Nearly half of independents believe a lack of time is the biggest barrier to them extending their clinical services, according to research.
The study, commissioned by Hubrx and carried out by Communications International Group, found 43 per cent of pharmacies do not have time to provide more services.
Sixty-seven per cent think their patients are more likely to go them for clinical services since the pandemic started while 60 per cent said they are interested in hub and spoke dispensing to help them deliver more services.
HubRx CEO Daniel Lee (pictured) said the model, which is due to undergo a public consultation on legislation to introduce it in England, “has the potential to free up significant time” in pharmacies “by taking away a lot of the more mundane tasks.”

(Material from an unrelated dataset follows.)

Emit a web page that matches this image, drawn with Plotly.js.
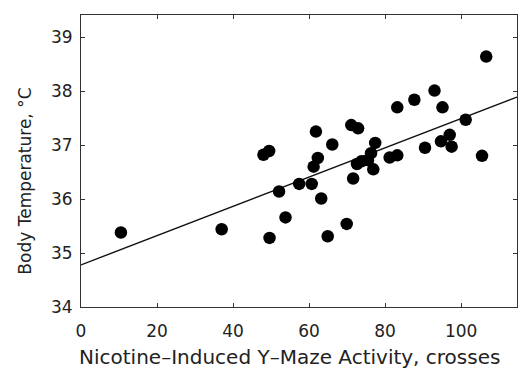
<!DOCTYPE html>
<html>
<head>
<meta charset="utf-8">
<script src="https://cdn.plot.ly/plotly-3.0.1.min.js"></script>
<style>html,body{margin:0;padding:0;background:#fff;}#chart{width:523px;height:371px;}</style>
</head>
<body>
<div id="chart"></div>
<script>
// Nicotine-induced Y-maze activity (crosses)
const activity = [10.5, 37.0, 48.0, 49.5, 49.6, 52.1, 53.8, 57.4, 60.7, 61.2,
  62.3, 61.8, 63.2, 64.9, 66.1, 69.9, 71.1, 72.9, 71.6, 72.6,
  73.8, 75.5, 76.3, 76.9, 77.4, 81.2, 83.2, 83.2, 87.7, 93.0,
  90.5, 94.7, 95.1, 97.0, 97.5, 101.2, 105.5, 106.6];
// Body temperature (°C)
const temperature = [35.38, 35.44, 36.82, 36.89, 35.28, 36.14, 35.66, 36.28, 36.28, 36.60,
  36.76, 37.25, 36.01, 35.31, 37.01, 35.54, 37.37, 37.31, 36.38, 36.65,
  36.70, 36.72, 36.85, 36.55, 37.04, 36.77, 36.81, 37.70, 37.84, 38.01,
  36.95, 37.07, 37.70, 37.19, 36.97, 37.47, 36.80, 38.64];
// Regression line end points
const fitX = [0, 114.7];
const fitY = [34.78, 37.89];

const xTicks = [0, 20, 40, 60, 80, 100];
const yTicks = [34, 35, 36, 37, 38, 39];

const xTitle = 'Nicotine\u2013Induced Y\u2013Maze Activity, crosses';
const yTitle = 'Body Temperature, \u00B0C';

const fam = '"DejaVu Sans", sans-serif';
const font = {family: fam, size: 17, color: '#222'};

const traces = [
  {x: fitX, y: fitY, mode: 'lines', type: 'scatter',
   line: {color: '#111', width: 1.4}, hoverinfo: 'skip'},
  {x: activity, y: temperature, mode: 'markers', type: 'scatter',
   marker: {color: '#000', size: 12.5}}
];

const layout = {
  width: 523, height: 371,
  margin: {l: 81, r: 6, t: 15, b: 64},
  paper_bgcolor: '#fff', plot_bgcolor: '#fff',
  showlegend: false,
  font: font,
  xaxis: {
    range: [0, 114.7], tickvals: xTicks, ticktext: xTicks.map(String),
    ticks: 'inside', ticklen: 4, tickcolor: '#333', tickwidth: 1,
    showline: true, linecolor: '#333', linewidth: 1, mirror: 'ticks',
    showgrid: false, zeroline: false,
    tickfont: font, ticklabelstandoff: 9
  },
  yaxis: {
    range: [34, 39.41], tickvals: yTicks, ticktext: yTicks.map(String),
    ticks: 'inside', ticklen: 4, tickcolor: '#333', tickwidth: 1,
    showline: true, linecolor: '#333', linewidth: 1, mirror: 'ticks',
    showgrid: false, zeroline: false,
    tickfont: font, ticklabelstandoff: 4
  },
  annotations: [
    {text: xTitle, xref: 'paper', yref: 'paper', x: 0.479, y: -0.17,
     xanchor: 'center', yanchor: 'middle', showarrow: false,
     font: {family: fam, size: 20, color: '#222'}},
    {text: yTitle, xref: 'paper', yref: 'paper', x: -0.128, y: 0.43,
     xanchor: 'center', yanchor: 'middle', showarrow: false, textangle: -90,
     font: {family: fam, size: 17, color: '#222'}}
  ]
};

Plotly.newPlot('chart', traces, layout, {staticPlot: true, displayModeBar: false});
</script>
</body>
</html>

“We firmly believe that the future of independent pharmacies is in offering a wider range of clinical services to patients within their own community,” he said.
“The potential for this is huge but, the time it takes to dispense in store means pharmacists simply don’t have the time to take on these new services or even upskill themselves and their staff to be able to offer them in the future.”

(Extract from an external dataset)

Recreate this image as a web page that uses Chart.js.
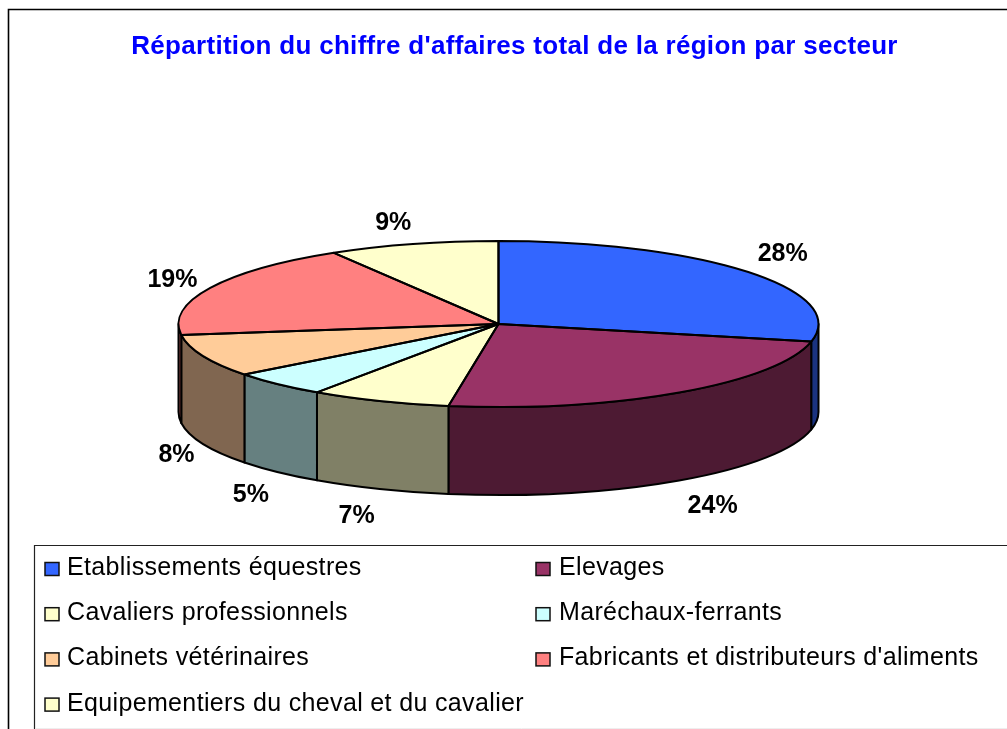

CIG’s research found independents want to take on more NHS and private services such as Botox, autoimmune screening, UTI treatment and needle exchange.
“By freeing up this capacity pharmacists can upskill both themselves and their staff to take on more services which will offer greater reward both financially and professionally, while also enabling them to better serve their community and reduce pressure on GP surgeries,” Mr Lee added.